Условия детства заронили в душу Перовской никогда не потухавшие лучи человечности и чувства чести. В поколении, отцы которого пользовались крепостным правом, крепостнические нравы, с их неуважением к человеческой личности, вносимые в семейные отношения, нередко развивали в детях в противовес отцам протест и отвращение к деспотизму. Так было и с Перовской. Ее отец, Лев Николаевич Перовский, был крепостник из крепостников, оскорблявший мать своих детей не только самолично, но и принуждавший ребенка-сына оскорблять действием эту мать, типичную для той эпохи женщину скромной душевной красоты и кротости.
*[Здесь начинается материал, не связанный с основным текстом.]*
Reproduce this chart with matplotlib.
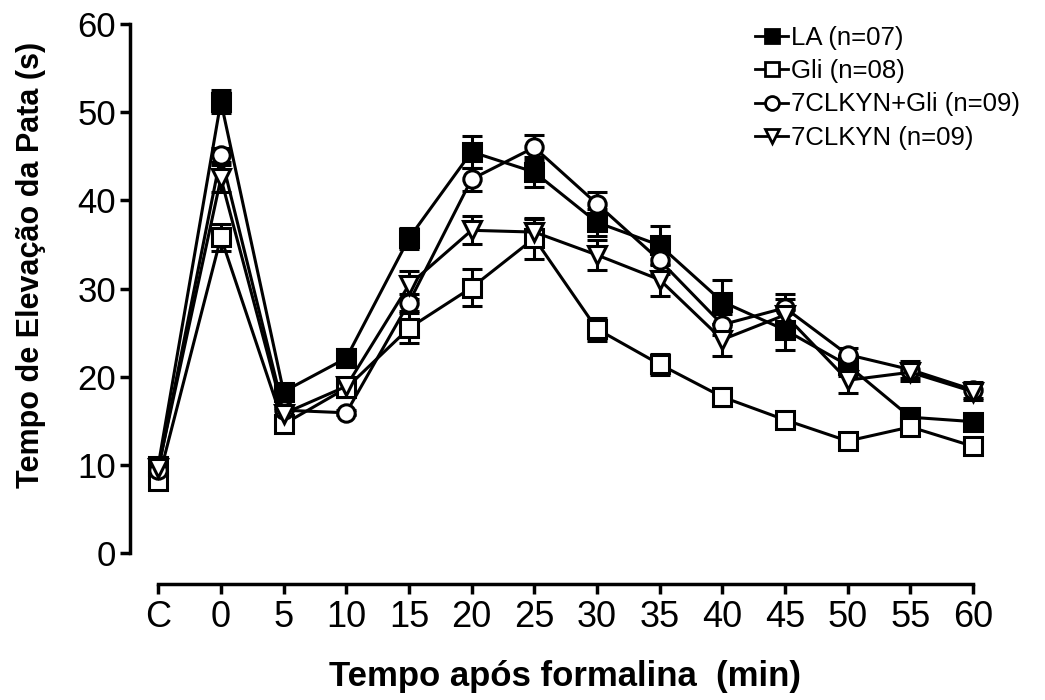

В тяжелой атмосфере семьи Софья Львовна научилась любить человека, любить страдающих, как она любила страдавшую мать, с которой до последних трагических дней жизни не прерывала нежных отношений. Во время суда надо мной надзирательницы дома предварительного заключения рассказывали мне, что во время процесса Перовской на свиданиях с матерью, вызванной из Крыма, Софья Львовна мало говорила. Как больное, измученное дитя, тихая и безмолвная, она все время полулежала, положив голову на колени матери. Два жандарма, день и ночь сидевшие в камере Перовской, находились тут же.